Watch live as the NOAA explores the Marianas Trench with robotic submarines


As you’re reading this article, robotic submarines are buzzing around the Marianas Trench, learning more about this mysterious part of the Pacific Ocean and the ecosystem around it. Even cooler? You can watch it all via live-streaming video.

The National Oceanic and Atmospheric Administration (NOAA) told DigitalTrends that the live-streaming has been a regular part of its ocean research since 2010. Since its initial live-streamed mission to Indonesia, NOAA has conducted one or two missions each year using telepresence — but the Marianas mission appears to be one of its largest to date.

The expedition is actually three in one: The first runs through May 11 and focuses on mapping and surveying the ecosystem of the southern part of the trench; a second, starting May 20, will focus solely on mapping the northern section; and a final leg, June 17-July 10, will complete mapping of the northern region plus a full study of its ecosystem.

Studying lifeforms of the Marianas Trench is something scientists have wanted to do for awhile. At its deepest point, the Trench has a depth of over 36,000 feet — the deepest part in the world. With such depth comes all kinds of unique creatures, some of which NOAA hopes to learn more about — including around the Trench itself, which the equipment unfortunately isn’t designed to enter.

Our remotely operated vehicle (ROV), Deep Discoverer, can reach a depth of 6,000 meters, which is about the depth at which the trench begins,” a spokesperson told us. That means the crazier life forms that have been found in previous Marianas missions are likely out of reach.

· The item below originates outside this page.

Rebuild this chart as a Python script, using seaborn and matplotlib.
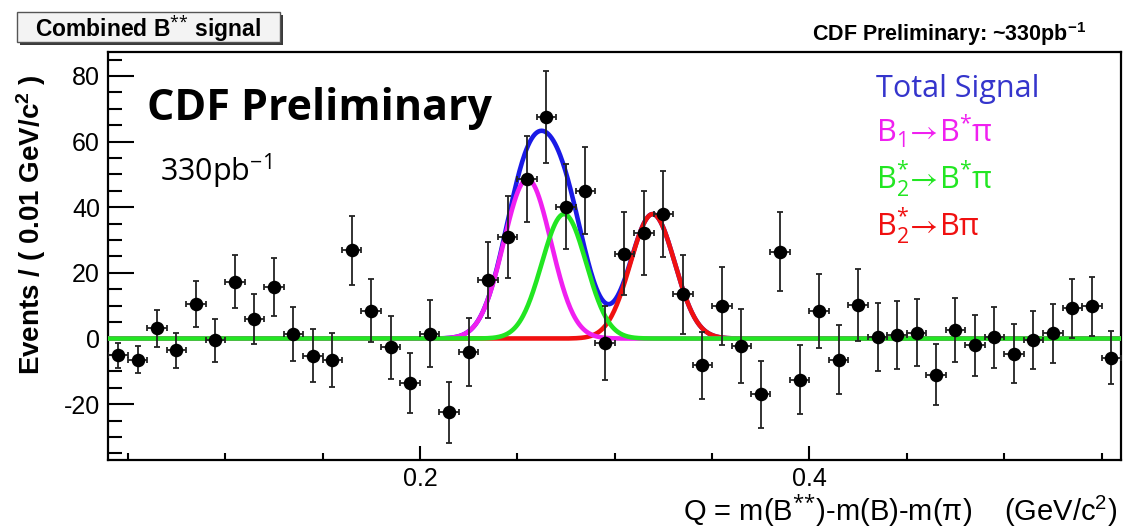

Of course this is not to say the researchers will not find anything exciting. In the first days of the project, at least one new life form was discovered leaving researchers in awe. Cameras spotted some type of never-before-seen jellyfish that looks like a spider stuffed with a ring of lightbulbs. We’re sure to find more: A lot of the research will revolve around life near hydrothermal vents and undersea volcanoes, which, until recently were thought too hostile for life.

NOAA will provide a live feed of the study throughout the project, although the last four hours at any given point will be archived for you to peruse. We have tuned in from time to time and also found narration to the pictures you’re seeing and discussion from scientists, so plan to learn something while you watch.